• **Exercise brief**
How many lines of the records hold the string "this"? Reply with the number alone.

• **Records for processing**
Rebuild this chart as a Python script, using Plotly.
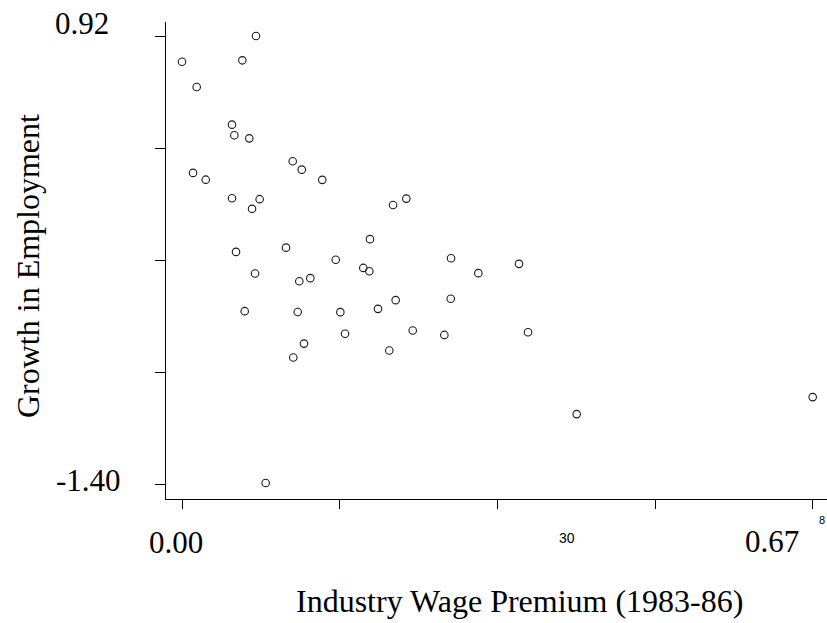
import plotly.graph_objects as go

# Data
wage_premium = [0.0786, 0.0000, 0.0641, 0.0156, 0.0531, 0.0556, 0.0715, 0.1176, 0.1272, 0.1490,
                0.0117, 0.0252, 0.0531, 0.0825, 0.0744, 0.0574, 0.1105, 0.1633, 0.0776, 0.1246,
                0.1363, 0.0666, 0.1229, 0.1296, 0.1182, 0.2242, 0.2383, 0.1997, 0.1926, 0.1990,
                0.2858, 0.3148, 0.3580, 0.1682, 0.2082, 0.2270, 0.2855, 0.1732, 0.2451, 0.2787,
                0.3676, 0.2202, 0.4193, 0.6700, 0.0889]
emp_growth = [0.920, 0.787, 0.794, 0.656, 0.461, 0.406, 0.390, 0.271, 0.228, 0.175,
              0.211, 0.176, 0.080, 0.075, 0.025, -0.198, -0.176, -0.239, -0.310, -0.350,
              -0.334, -0.505, -0.509, -0.673, -0.745, 0.045, 0.078, -0.132, -0.281, -0.298,
              -0.231, -0.308, -0.260, -0.510, -0.493, -0.448, -0.441, -0.622, -0.605, -0.628,
              -0.614, -0.709, -1.038, -0.950, -1.395]

x_ticks = [0.0, 0.1675, 0.335, 0.5025, 0.67]
y_ticks = [0.92, 0.34, -0.24, -0.82, -1.40]
y_tick_labels = ["0.92", "-1.40"]
x_tick_labels = ["0.00", "0.67"]
x_title = "Industry Wage Premium (1983-86)"
y_title = "Growth in Employment"

W, H = 827, 623
L, R, T, B = 166, 0, 22, 124
PW, PH = W - L - R, H - T - B


def px(x):
    return (x - L) / PW


def py(y):
    return (H - B - y) / PH


SERIF = "Liberation Serif, Times New Roman, serif"

fig = go.Figure()
fig.add_trace(go.Scatter(
    x=wage_premium, y=emp_growth, mode="markers",
    marker=dict(symbol="circle-open", size=7.5, color="#1a1a1a", line=dict(width=1.1)),
    cliponaxis=False, showlegend=False,
))

annotations = [
    dict(text=y_tick_labels[0], x=px(82.5), y=py(24), xref="paper", yref="paper",
         xanchor="center", yanchor="middle", showarrow=False, font=dict(family=SERIF, size=31, color="black")),
    dict(text=y_tick_labels[1], x=px(88), y=py(480), xref="paper", yref="paper",
         xanchor="center", yanchor="middle", showarrow=False, font=dict(family=SERIF, size=31, color="black")),
    dict(text=x_tick_labels[0], x=px(176), y=py(542), xref="paper", yref="paper",
         xanchor="center", yanchor="middle", showarrow=False, font=dict(family=SERIF, size=31, color="black")),
    dict(text=x_tick_labels[1], x=px(772), y=py(541), xref="paper", yref="paper",
         xanchor="center", yanchor="middle", showarrow=False, font=dict(family=SERIF, size=31, color="black")),
    dict(text="30", x=px(567), y=py(538), xref="paper", yref="paper",
         xanchor="center", yanchor="middle", showarrow=False, font=dict(family="Liberation Sans, Arial", size=14, color="black")),
    dict(text="8", x=px(817), y=py(520), xref="paper", yref="paper",
         xanchor="left", yanchor="middle", showarrow=False, font=dict(family="Liberation Sans, Arial", size=11, color="black")),
    dict(text=x_title, x=px(519.5), y=py(601), xref="paper", yref="paper",
         xanchor="center", yanchor="middle", showarrow=False, font=dict(family=SERIF, size=32, color="black")),
    dict(text=y_title, x=px(27.5), y=py(266.5), xref="paper", yref="paper", textangle=-90,
         xanchor="center", yanchor="middle", showarrow=False, font=dict(family=SERIF, size=32, color="black")),
]

fig.update_layout(
    width=W, height=H,
    margin=dict(l=L, r=R, t=T, b=B, pad=0),
    paper_bgcolor="white", plot_bgcolor="white",
    annotations=annotations,
    xaxis=dict(range=[-0.0170, 0.6852], tickvals=x_ticks, showticklabels=False,
               ticks="outside", ticklen=9, tickwidth=1, tickcolor="black",
               showline=True, linecolor="black", linewidth=1.2, showgrid=False, zeroline=False),
    yaxis=dict(range=[-1.4777, 0.9925], tickvals=y_ticks, showticklabels=False,
               ticks="outside", ticklen=10, tickwidth=1, tickcolor="black",
               showline=True, linecolor="black", linewidth=1.2, showgrid=False, zeroline=False),
)

fig.write_html("out.html",
               config={"displayModeBar": False},
               post_script="document.body.style.margin='0';document.body.style.overflow='hidden';")
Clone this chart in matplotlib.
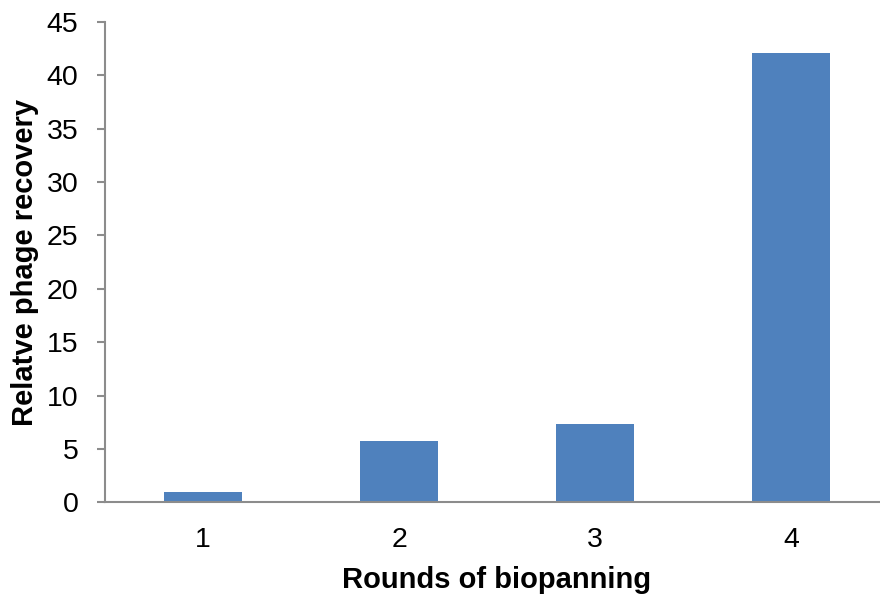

• **Exercise output**
2